Managing Public Lands from Space

Governments must monitor the largest land holdings in the world. In the context of climate change, this is harder than ever.

The United States Bureau of Land Management (BLM) manages public lands for recreation and industry, while ensuring these natural, cultural, and historic resources are maintained for present and future use. The BLM Nevada office specifically manages 48 million acres of public land and all activities that occur on it, including grazing, mining and energy development, wildland fires, wild horse and burro populations, and recreation. BLM Nevada also manages all National Conservation Lands such as the Red Rock Canyon National Conservation Area. 

Given that BLM Nevada manages such a large area of land with diverse uses, many different data sets and sources of information are required to properly monitor these areas and to make management decisions. This is a costly, complex, and time-consuming process since information is required from local, regional and state levels.


Landsat NDWI (NIR/SWIR1)

Temporal Scale
    8/16 days
Satellite source
    National Aeronautics and Space Administration (NASA)
Science Partner

Bureau of Land Management (BLM)

Climate Engine provides detailed historical and current remote-sensing data, enabling BLM Nevada to analyze data quickly and easily. Climate Engine’s users do not require programming knowledge, since the data processing happens in the background. It provides BLM with complete autonomy over their research and substantially increases the speed at which they can analyze data and generate solutions since third party consultants are not required to process the data. This enables quicker decision making and the implementation of solutions. BLM users are able to create maps and time series, choosing from numerous types of data variables to facilitate decisions on topics such as meadow restoration, managing groundwater dependent ecosystems, and monitoring stream levels.

Figure 1: NDWI on Landsat 8

Figure 1: The Normalized Difference Water Index (NDWI) is a satellite-derived index that can help us understand what plants are under water stress. It is usefulness for drought monitoring and early warning for drought as we can use to see which vegetative areas are stressed and which are not.


The BLM Nevada office uses Climate Engine to assist them with decision making on drought, water use, agriculture, wildlife and ecology. Specifics include monitoring vegetative drought (short-term soil moisture deficits), hydrologic drought (long-term water deficits), and understanding how vegetation health is impacted by, and interacts with, precipitation levels. These maps can also help monitor wildlife and groundwater dependent ecosystems, including sensitive areas like springs and spring discharge areas. 

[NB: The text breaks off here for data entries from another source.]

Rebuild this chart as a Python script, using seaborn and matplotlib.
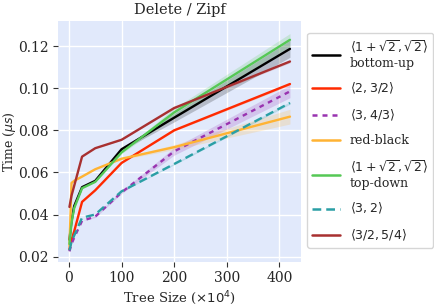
import numpy as np
import pandas as pd
import matplotlib
matplotlib.use("Agg")
import matplotlib.pyplot as plt
import seaborn as sns

# tree sizes (x10^4)
sizes = [1, 5, 10, 25, 50, 100, 200, 420]

bottom_up = [0.028, 0.037, 0.044, 0.053, 0.056, 0.071, 0.086, 0.1187]
bottom_up_err = [0, 0, 0, 0, 0, 0.0006, 0.002, 0.004]
two_three_half = [0.0235, 0.028, 0.032, 0.046, 0.0515, 0.0645, 0.080, 0.102]
two_three_half_err = [0, 0, 0, 0, 0, 0.0002, 0.0004, 0.0006]
three_four_third = [0.0225, 0.026, 0.029, 0.037, 0.039, 0.0505, 0.070, 0.0985]
three_four_third_err = [0, 0, 0, 0, 0.0004, 0.0006, 0.0018, 0.003]
red_black = [0.025, 0.055, 0.056, 0.058, 0.0615, 0.0665, 0.072, 0.0865]
red_black_err = [0, 0, 0, 0, 0, 0.0004, 0.0012, 0.0035]
top_down = [0.026, 0.036, 0.043, 0.0525, 0.0555, 0.0695, 0.0885, 0.123]
top_down_err = [0, 0, 0, 0, 0, 0.0006, 0.002, 0.003]
three_two = [0.023, 0.027, 0.030, 0.0385, 0.040, 0.051, 0.064, 0.093]
three_two_err = [0, 0, 0, 0, 0, 0.0002, 0.0004, 0.0006]
three_half_five_quarter = [0.0436, 0.049, 0.0536, 0.0675, 0.0715, 0.0755, 0.0906, 0.1127]
three_half_five_quarter_err = [0, 0, 0, 0, 0, 0.0002, 0.0004, 0.0006]

series = [
    (r"$\langle 1+\sqrt{2},\sqrt{2}\rangle$" + "\nbottom-up", bottom_up, bottom_up_err, "#000000", "-"),
    (r"$\langle 2,3/2\rangle$", two_three_half, two_three_half_err, "#ff2a00", "-"),
    (r"$\langle 3,4/3\rangle$", three_four_third, three_four_third_err, "#9933b0", (0, (2, 2))),
    ("red-black", red_black, red_black_err, "#ffb333", "-"),
    (r"$\langle 1+\sqrt{2},\sqrt{2}\rangle$" + "\ntop-down", top_down, top_down_err, "#55c855", "-"),
    (r"$\langle 3,2\rangle$", three_two, three_two_err, "#2a9fa5", (0, (3.5, 2))),
    (r"$\langle 3/2,5/4\rangle$", three_half_five_quarter, three_half_five_quarter_err, "#a83030", "-"),
]

sns.set_style("whitegrid", {"axes.facecolor": "#e1e9fb", "grid.color": "white"})
plt.rcParams["font.family"] = ["DejaVu Serif"]
plt.rcParams["mathtext.fontset"] = "dejavusans"

fig = plt.figure(figsize=(4.35, 3.07), dpi=100)
ax = fig.add_axes([0.133, 0.147, 0.559, 0.785])

for label, vals, err, color, ls in series:
    df = pd.DataFrame({"size": sizes, "time": vals})
    sns.lineplot(data=df, x="size", y="time", color=color, linewidth=1.7,
                 linestyle=ls, label=label, ax=ax)
    lo = np.array(vals) - np.array(err)
    hi = np.array(vals) + np.array(err)
    ax.fill_between(sizes, lo, hi, color=color, alpha=0.2, linewidth=0)

for s in ax.spines.values():
    s.set_visible(False)
ax.grid(True, color="white", linewidth=1)
ax.tick_params(axis="both", which="major", length=3.5, width=0.8, color="#333333",
               labelsize=10, pad=3, bottom=True, left=True)
ax.set_xticks([0, 100, 200, 300, 400])
ax.set_yticks([0.02, 0.04, 0.06, 0.08, 0.10, 0.12])
ax.set_ylim(0.0175, 0.132)
ax.set_xlim(-21, 441)
ax.set_title("Delete / Zipf", fontsize=10.5, pad=5)
ax.set_xlabel(r"Tree Size ($\times 10^4$)", fontsize=9.5, labelpad=3)
ax.set_ylabel(r"Time ($\mu s$)", fontsize=9)
ax.yaxis.set_label_coords(-0.163, 0.5)

leg = ax.legend(loc="upper left", bbox_to_anchor=(1.025, 0.95), fontsize=9,
                frameon=True, facecolor="white", edgecolor="#cccccc",
                handlelength=2.2, borderaxespad=0, labelspacing=0.9)
for line in leg.get_lines():
    line.set_linewidth(1.8)

fig.savefig("out.png", dpi=100)
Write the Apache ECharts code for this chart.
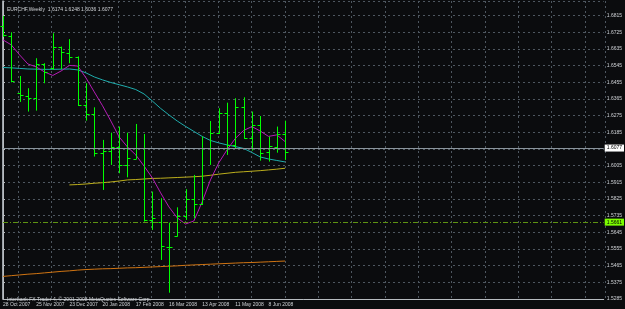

Climate Engine maps and time-series images are providing BLM staff with new place-based information for assessing grazing permits. For example, if an area has received ample precipitation but the vegetation is stressed, the cause may not be due to lack of precipitation, it could be from overgrazing by livestock. As a result, grazing permits can be re-assessed, or cattle operations can be altered to reduce harm to the sensitive ecosystem. Climate Engine can pull in many datasets that span 30+ years and are spatially explicit, thus the maps and time series tell a detailed story about what is happening on the ground.